Cultivate relationships with one or two highly competent recruiters early in your hedge fund career, and maintain these relationships even if you’re not actively looking for a job.

Instead of waiting to get a call from a headhunter, be proactive and actively research, qualify and approach recruiters with the best reputations. Ask friends, relatives and business colleagues for their recommendations. Check out industry associations for recruiters who are members, and see whether the association itself has any formal relationship with recruitment firms. Check out the top recruiters’ profiles on their web pages and LinkedIn or Facebook pages. Then approach them as carefully as you would approach a prospective employer.

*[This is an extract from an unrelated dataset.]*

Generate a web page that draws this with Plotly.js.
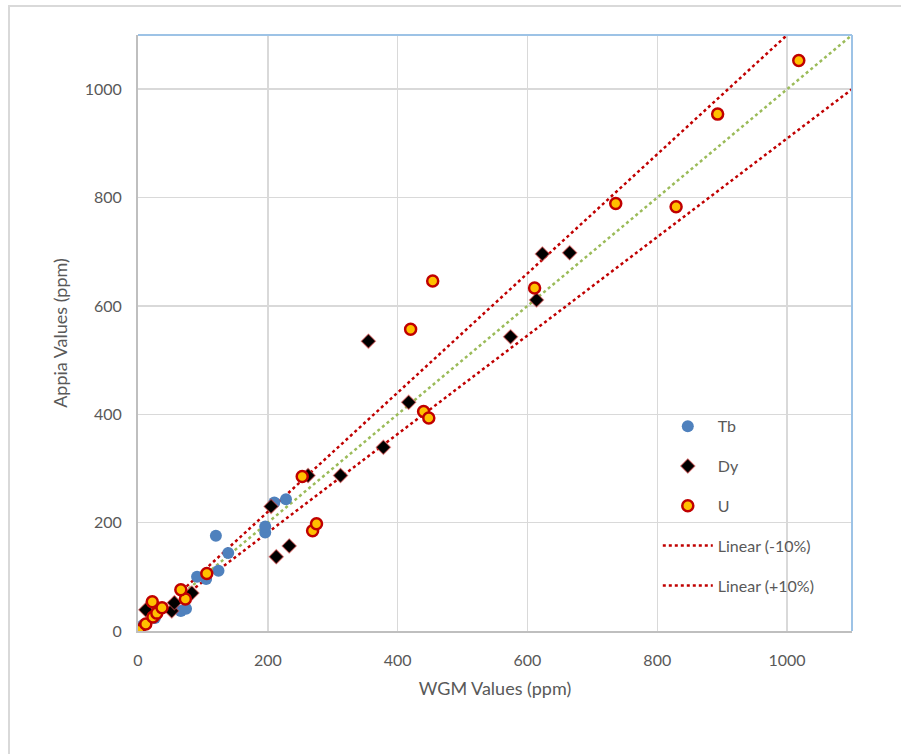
<!DOCTYPE html>
<html>
<head>
<meta charset="utf-8">
<script src="https://cdn.plot.ly/plotly-3.0.1.min.js"></script>
<style>
  html, body { margin: 0; padding: 0; background: #fff; }
  #wrap { position: relative; width: 901px; height: 754px; }
  #chart { position: absolute; left: 0; top: 0; width: 901px; height: 754px; }
  #frame { position: absolute; left: 8px; top: 5px; width: 893px; height: 749px;
           border-top: 2px solid #d9d9d9; border-left: 2px solid #d9d9d9; pointer-events: none; }
</style>
</head>
<body>
<div id="wrap">
  <div id="chart"></div>
  <div id="frame"></div>
</div>
<script>
// Tb
const tbX = [2, 8, 26, 66, 74, 91, 105, 124, 139, 120, 196, 196, 210, 228];
const tbY = [3, 11, 24, 37, 41, 100, 96, 111, 144, 176, 182, 193, 237, 243];
// Dy
const dyX = [3, 12, 52, 56, 83, 205, 213, 233, 262, 312, 355, 378, 417, 574, 614, 623, 665];
const dyY = [4, 39, 37, 52, 70, 230, 137, 157, 287, 287, 535, 339, 422, 543, 611, 696, 698];
// U
const uX = [1, 12, 23, 29, 37, 22, 73, 66, 106, 253, 269, 275, 420, 440, 448, 454, 611, 736, 829, 893, 1018];
const uY = [1, 13, 26, 33, 43, 54, 59, 76, 106, 285, 185, 198, 557, 405, 393, 646, 633, 789, 783, 954, 1053];
// Reference lines
const oneX = [0, 1100];
const oneY = [0, 1100];
const lowX = [0, 1100];
const lowY = [0, 1000];
const highX = [0, 1000];
const highY = [0, 1100];
const xTicks = [0, 200, 400, 600, 800, 1000];
const yTicks = [0, 200, 400, 600, 800, 1000];

const red = '#c00000';
const traces = [
  { x: oneX, y: oneY, mode: 'lines', line: { color: '#9bbb59', width: 2.5, dash: 'dot' },
    showlegend: false, hoverinfo: 'skip' },
  { x: lowX, y: lowY, mode: 'lines', name: 'Linear (-10%)', legendgroup: 'g4', legendrank: 4,
    line: { color: red, width: 2.5, dash: 'dot' } },
  { x: highX, y: highY, mode: 'lines', name: 'Linear (+10%)', legendgroup: 'g5', legendrank: 5,
    line: { color: red, width: 2.5, dash: 'dot' } },
  { x: tbX, y: tbY, mode: 'markers', name: 'Tb', legendgroup: 'g1', legendrank: 1,
    marker: { symbol: 'circle', size: 12, color: '#4f81bd', line: { width: 0 } } },
  { x: dyX, y: dyY, mode: 'markers', name: 'Dy', legendgroup: 'g2', legendrank: 2,
    marker: { symbol: 'diamond', size: 11, color: '#000000', line: { color: 'rgba(230,80,80,0.55)', width: 1.2 } } },
  { x: uX, y: uY, mode: 'markers', name: 'U', legendgroup: 'g3', legendrank: 3,
    marker: { symbol: 'circle', size: 11, color: '#ffc000', line: { color: red, width: 2.5 } } }
];

const fam = 'Lato, "Open Sans", sans-serif';
const axisFont = { family: fam, size: 16, color: '#595959' };
const layout = {
  width: 901, height: 754,
  margin: { l: 138, r: 49, t: 35, b: 123 },
  paper_bgcolor: '#ffffff', plot_bgcolor: '#ffffff',
  font: axisFont,
  showlegend: true,
  legend: {
    x: 0.728, y: 0.372, xanchor: 'left', yanchor: 'top',
    bgcolor: 'rgba(0,0,0,0)', font: { family: fam, size: 16, color: '#595959' },
    tracegroupgap: 16, traceorder: 'grouped', itemwidth: 50
  },
  xaxis: {
    range: [0, 1100], tickvals: xTicks, ticktext: xTicks.map(String),
    showgrid: true, gridcolor: '#d9d9d9', gridwidth: 1.5, zeroline: false,
    showline: true, linecolor: '#bfbfbf', linewidth: 2,
    ticks: 'outside', ticklen: 14, tickcolor: 'rgba(0,0,0,0)',
    tickfont: axisFont,
    title: { text: 'WGM Values (ppm)', font: { family: fam, size: 18, color: '#595959' }, standoff: 14 }
  },
  yaxis: {
    range: [0, 1100], tickvals: yTicks, ticktext: yTicks.map(String),
    showgrid: true, gridcolor: '#d9d9d9', gridwidth: 1.5, zeroline: false,
    showline: true, linecolor: '#bfbfbf', linewidth: 2,
    ticks: 'outside', ticklen: 11, tickcolor: 'rgba(0,0,0,0)',
    tickfont: axisFont,
    title: { text: 'Appia Values (ppm)', font: { family: fam, size: 18, color: '#595959' }, standoff: 12 }
  },
  shapes: [
    { type: 'line', xref: 'paper', yref: 'paper', x0: 0, x1: 1, y0: 1, y1: 1, line: { color: '#9dc3e6', width: 2 } },
    { type: 'line', xref: 'paper', yref: 'paper', x0: 1, x1: 1, y0: 0, y1: 1, line: { color: '#9dc3e6', width: 2 } }
  ]
};

Plotly.newPlot('chart', traces, layout, { displayModeBar: false, staticPlot: true });
</script>
</body>
</html>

You will also meet recruiters by being visible in your industry. They will notice you from articles you’ve written, postings on blogs, and participation in industry events and networking groups.

Keep in mind there are two types of recruiters: retained and contingency. Some recruiters are retained by a firm to fill an open position and paid a set fee for the placement. Others work on contingency, meaning they only get paid if they happen to find the right candidate who is eventually hired. They receive a percentage of the salary paid to the new hire as their fee.

Both types of recruiters are interested in finding a candidate who fits the specific criteria set out by the hiring firm. They will turn to their existing database of candidates first. Some may work their network of people who are currently working in the hedge fund industry, to see if they can lure them to a new firm. Last on the food chain would be newcomers approaching them with their resumes.

Nevertheless, try to meet in person with the recruiter so you can both get an idea of the chemistry and whether you can work together. A face-to-face meeting also gives the recruiter an idea of your personality and ability to present yourself, something that can overcome limitations in your experience or the lack of a “brand name” school or company on your resume. Don’t be surprised if the interview moves beyond typical questions about your work experience or goals and explores your personal background, why you are interested in finance, early influences, and more.

Be sure to share information about where else you’ve interviewed and other jobs you’re applying for. Recruiters probably know people at these organizations. If your interview went well at one particular firm, they probably know other firms with similar people and culture.

You need to interview the recruiter as well. How long has he or she specialized in the hedge fund industry? What type of firms does he have as clients?